Keeping Your Rotax 912 Happy

At the end of the day, knowing how to change oil in a Rotax 912 is one of the simplest ways to protect a serious investment. Warm the engine, burp it, drain the old oil, swap the filter, read the magnetic plug, refill with the right motorcycle-grade oil, and burp again. Keep good records, mind your fuel, and respect the change interval. 

None of it is hard once the routine clicks, and every clean oil change buys you peace of mind in the air.

Clean oil is the cheapest insurance your engine will ever get, so treat every change like it matters, and let Flying411 be your co-pilot for the parts, oil, and people who know these engines best.

Frequently Asked Questions

Can I change the oil in my Rotax 912 myself?

It depends on how your aircraft is registered.

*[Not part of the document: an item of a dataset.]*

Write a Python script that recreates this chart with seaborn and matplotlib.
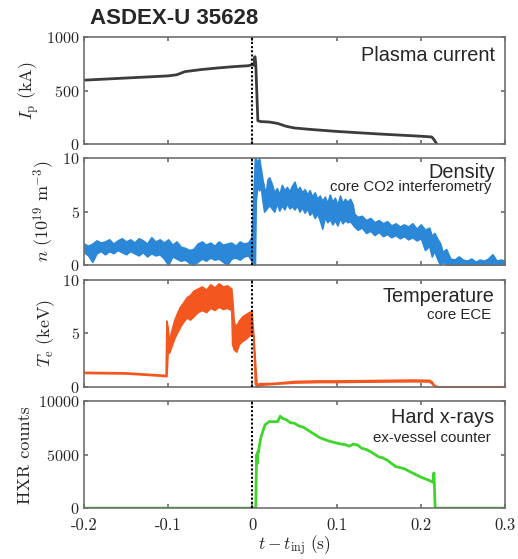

Owners of experimental aircraft often can perform their own oil changes, while certified or light sport aircraft may require a certified mechanic or an appropriately rated repairman to sign off on the work.

Do I still need to change the oil if I haven't reached the hour limit?

Yes. Oil breaks down and picks up moisture over time even when the engine sits, so the calendar limit of around 12 months applies regardless of how few hours you have flown.

Should I clean the oil tank at every oil change?

Generally no. Rotax guidance is to check the tank and clean it only if it is contaminated, so routine tank cleaning at every change is not recommended for most owners.

What happens if I use the wrong oil?

The wrong oil can cause the overload clutch to slip, lead to foaming, or fail to protect the shared gearbox properly. Over time that can mean expensive gearbox or clutch problems that a correct oil would have prevented.

How do I dispose of the used oil?

Take it to an auto parts store, a service shop, or a recycling center that accepts used motor oil. Never pour it on the ground or down a drain, as it is harmful to the environment.